If it helps, our IT\system thinks the x86 problem is because spacy can't work on py 3.7+ (but changing the python version backward even with conda is a bit problematic on the cs computer we are still looking for a way to downgrade our python for this.) If that is indeed the problem (python 3.8 is already used) this is going to be a problem for others in the near future.

chrisjbryant commented 4 years ago

Yes - we tried installing on python 3.7 recently and ran into a similar problem: issue

Is the old dependency a must?

Sadly, yes and no. Errant does work with spacy 2, but is 4x slower and slightly less accurate. This is because spacy's neural models are a lot slower than the old linear models. I could do something about the accuracy loss, but can't do anything about the speed loss, so still prefer v1.9. I did ask the spacy authors about updating spacy with the linear models, but they said this would be something to include in spacy 3, so I'm not sure about a timescale: link

I've not been able to recreate your error on ubuntu, so I'm still not sure what's going on there. :/ Maybe I should just start upgrading to spacy 2 despite the speed loss...

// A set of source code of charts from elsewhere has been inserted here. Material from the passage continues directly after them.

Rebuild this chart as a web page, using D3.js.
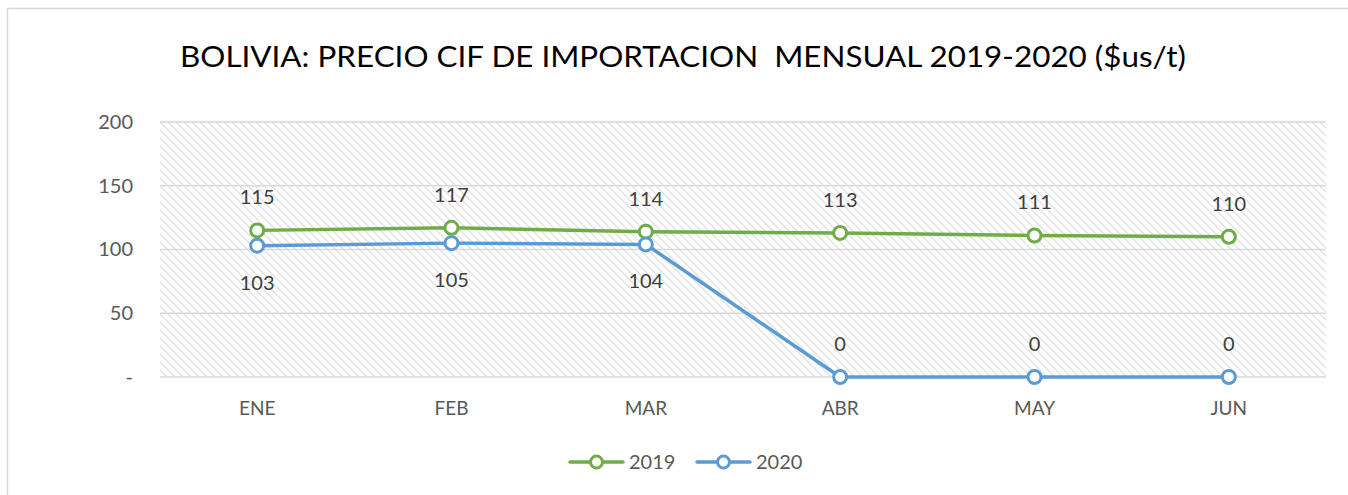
<!DOCTYPE html>
<html>
<head>
<meta charset="utf-8">
<script src="https://cdn.jsdelivr.net/npm/d3@7"></script>
<style>
  body { margin: 0; background: #fff; overflow: hidden; }
  svg { display: block; font-family: Lato, "Open Sans", sans-serif; }
</style>
</head>
<body>
<div id="wrapper"></div>
<script>
// data
const months = ["ENE", "FEB", "MAR", "ABR", "MAY", "JUN"]
const values2019 = [115, 117, 114, 113, 111, 110]
const values2020 = [103, 105, 104, 0, 0, 0]
const yTicks = [0, 50, 100, 150, 200]
const seriesNames = ["2019", "2020"]

const colors = { "2019": "#70ad47", "2020": "#5b9bd5" }

const series = [
  { name: seriesNames[0], values: values2019 },
  { name: seriesNames[1], values: values2020 },
]

const dims = {
  width: 1348,
  height: 495,
  margin: { top: 122, right: 22, bottom: 118, left: 160 }
}
dims.boundedWidth = dims.width - dims.margin.left - dims.margin.right
dims.boundedHeight = dims.height - dims.margin.top - dims.margin.bottom

const svg = d3.select("#wrapper")
  .append("svg")
    .attr("width", dims.width)
    .attr("height", dims.height)

// hatch pattern
const defs = svg.append("defs")
const pat = defs.append("pattern")
    .attr("id", "hatch")
    .attr("patternUnits", "userSpaceOnUse")
    .attr("width", 8)
    .attr("height", 8)
pat.append("path")
    .attr("d", "M-2,-2 L10,10 M-2,6 L2,10 M6,-2 L10,2")
    .attr("stroke", "#e2e2e2")
    .attr("stroke-width", 1.4)

// outer frame (only left / top edges are inside the picture)
svg.append("path")
    .attr("d", `M7.5,${dims.height} V8.5 H${dims.width}`)
    .attr("fill", "none")
    .attr("stroke", "#d9d9d9")
    .attr("stroke-width", 1.5)

// title
svg.append("text")
    .attr("x", 180)
    .attr("y", 67)
    .attr("textLength", 1006)
    .attr("lengthAdjust", "spacingAndGlyphs")
    .style("font-size", "29px")
    .style("fill", "#000")
    .style("white-space", "pre")
    .text("BOLIVIA: PRECIO CIF DE IMPORTACION  MENSUAL 2019-2020 ($us/t)")

const bounds = svg.append("g")
    .attr("transform", `translate(${dims.margin.left},${dims.margin.top})`)

// scales
const xScale = d3.scaleBand()
  .domain(months)
  .range([0, dims.boundedWidth])

const yScale = d3.scaleLinear()
  .domain([0, 200])
  .range([dims.boundedHeight, 0])

const xCenter = m => xScale(m) + xScale.bandwidth() / 2

// plot background
bounds.append("rect")
    .attr("width", dims.boundedWidth)
    .attr("height", dims.boundedHeight)
    .attr("fill", "url(#hatch)")

// gridlines
bounds.append("g")
  .selectAll("line")
  .data(yTicks)
  .join("line")
    .attr("x1", 0)
    .attr("x2", dims.boundedWidth)
    .attr("y1", d => yScale(d))
    .attr("y2", d => yScale(d))
    .attr("stroke", "#d9d9d9")
    .attr("stroke-width", 1.3)

// y axis
const yAxis = bounds.append("g")
  .call(d3.axisLeft(yScale)
    .tickValues(yTicks)
    .tickSize(0)
    .tickPadding(27)
    .tickFormat(d => d === 0 ? "-" : d))
    .attr("font-family", null)
    .attr("font-size", null)
yAxis.select(".domain").remove()
yAxis.selectAll("text")
    .style("font-size", "20px")
    .style("fill", "#595959")

// x axis
const xAxis = bounds.append("g")
    .attr("transform", `translate(0,${dims.boundedHeight})`)
  .call(d3.axisBottom(xScale).tickSize(0).tickPadding(25))
    .attr("font-family", null)
    .attr("font-size", null)
xAxis.select(".domain").remove()
xAxis.selectAll("text")
    .style("font-size", "19px")
    .style("fill", "#595959")

// lines
const lineGen = d3.line()
  .x((d, i) => xCenter(months[i]))
  .y(d => yScale(d))

bounds.selectAll(".series-line")
  .data(series)
  .join("path")
    .attr("class", "series-line")
    .attr("d", d => lineGen(d.values))
    .attr("fill", "none")
    .attr("stroke", d => colors[d.name])
    .attr("stroke-width", 3.5)
    .attr("stroke-linejoin", "round")

// markers
series.forEach(s => {
  bounds.append("g")
    .selectAll("circle")
    .data(s.values)
    .join("circle")
      .attr("cx", (d, i) => xCenter(months[i]))
      .attr("cy", d => yScale(d))
      .attr("r", 6.5)
      .attr("fill", "#fff")
      .attr("stroke", colors[s.name])
      .attr("stroke-width", 3)
})

// data labels
series.forEach((s, si) => {
  bounds.append("g")
    .selectAll("text")
    .data(s.values)
    .join("text")
      .attr("x", (d, i) => xCenter(months[i]))
      .attr("y", d => {
        const above = si === 0 || d === 0
        return yScale(d) + (above ? -26 : 44)
      })
      .attr("text-anchor", "middle")
      .style("font-size", "20px")
      .style("fill", "#404040")
      .text(d => d)
})

// legend
const legend = svg.append("g")
    .attr("transform", "translate(570,462)")
const legendItems = legend.selectAll("g")
  .data(seriesNames)
  .join("g")
    .attr("transform", (d, i) => `translate(${i * 127},0)`)
legendItems.append("line")
    .attr("x1", 0)
    .attr("x2", 53)
    .attr("stroke", d => colors[d])
    .attr("stroke-width", 3.5)
    .attr("stroke-linecap", "round")
legendItems.append("circle")
    .attr("cx", 26.5)
    .attr("r", 6)
    .attr("fill", "#fff")
    .attr("stroke", d => colors[d])
    .attr("stroke-width", 3)
legendItems.append("text")
    .attr("x", 59)
    .attr("y", 7)
    .style("font-size", "20px")
    .style("fill", "#595959")
    .text(d => d)
</script>
</body>
</html>
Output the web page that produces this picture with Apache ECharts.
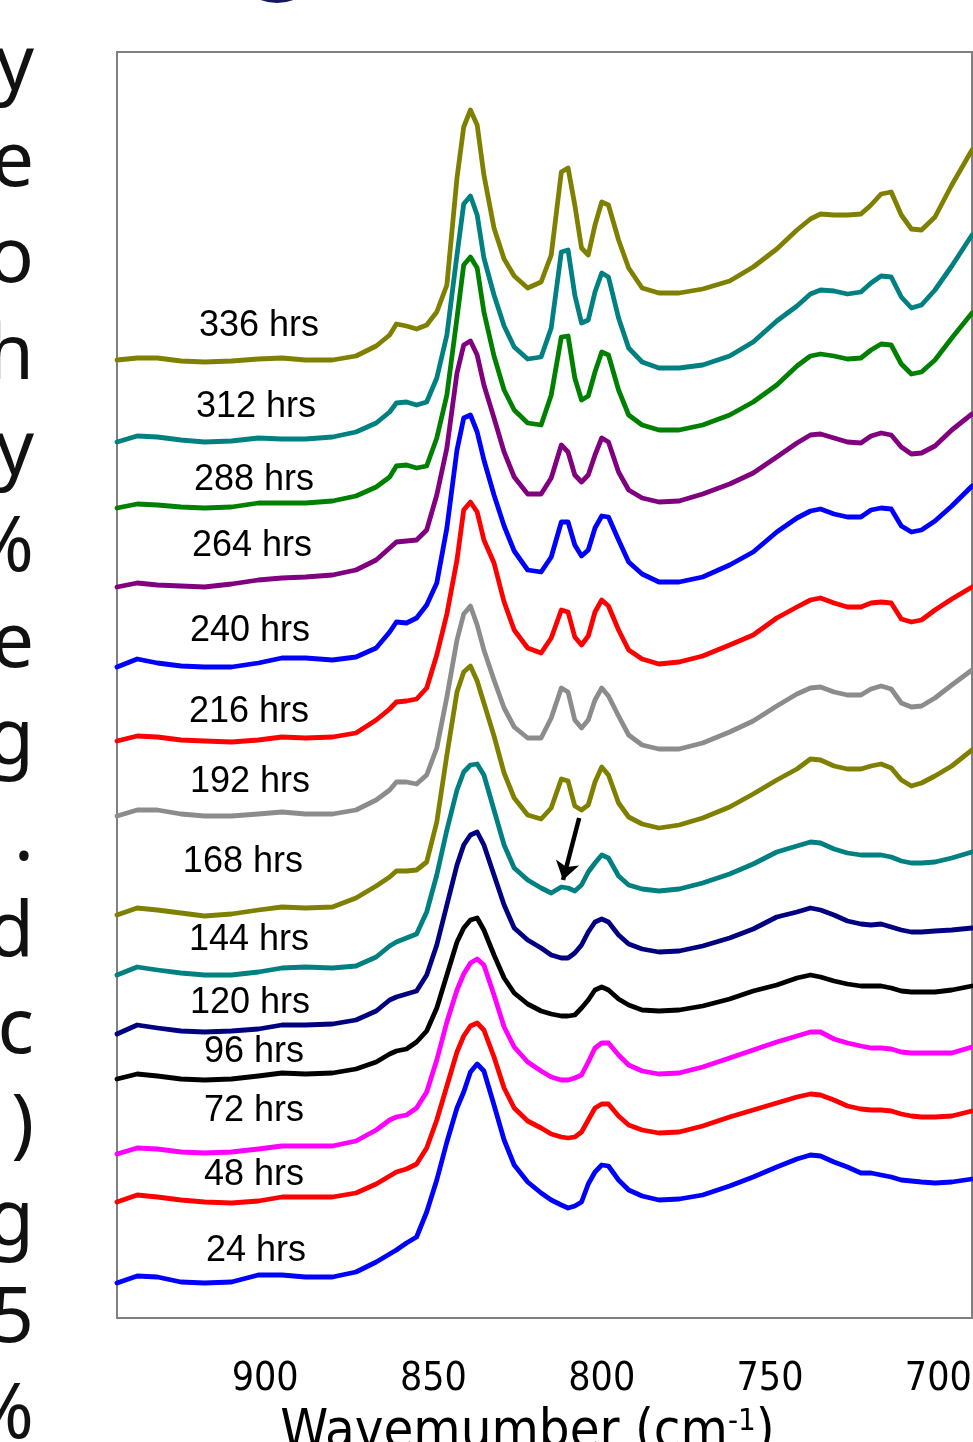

borgr commented 4 years ago

Perhaps the faster errant can be kept available for ones who need it in a separate branch?

chrisjbryant commented 4 years ago

Yea, I will start looking into it.

In the meantime, a friend just managed to install errant on a clean install of Ubuntu 18.04 with Python 3.6.9 without any problems. He ran:

apt-get install python3-pip
apt-get install python3-venv
pip3 install -U wheel
python3 -m venv errant_env
source errant_env/bin/activate
pip3 install errant
python3 -m spacy download en

If that didn't work, you can also try installing some of the packages listed in the answer by r-wheeler here.

chrisjbryant commented 4 years ago

I just update ERRANT to work with spacy >=2.2 and Python 3.7. It's slower, as predicted, but I tweaked a couple of rules so performance should be about the same!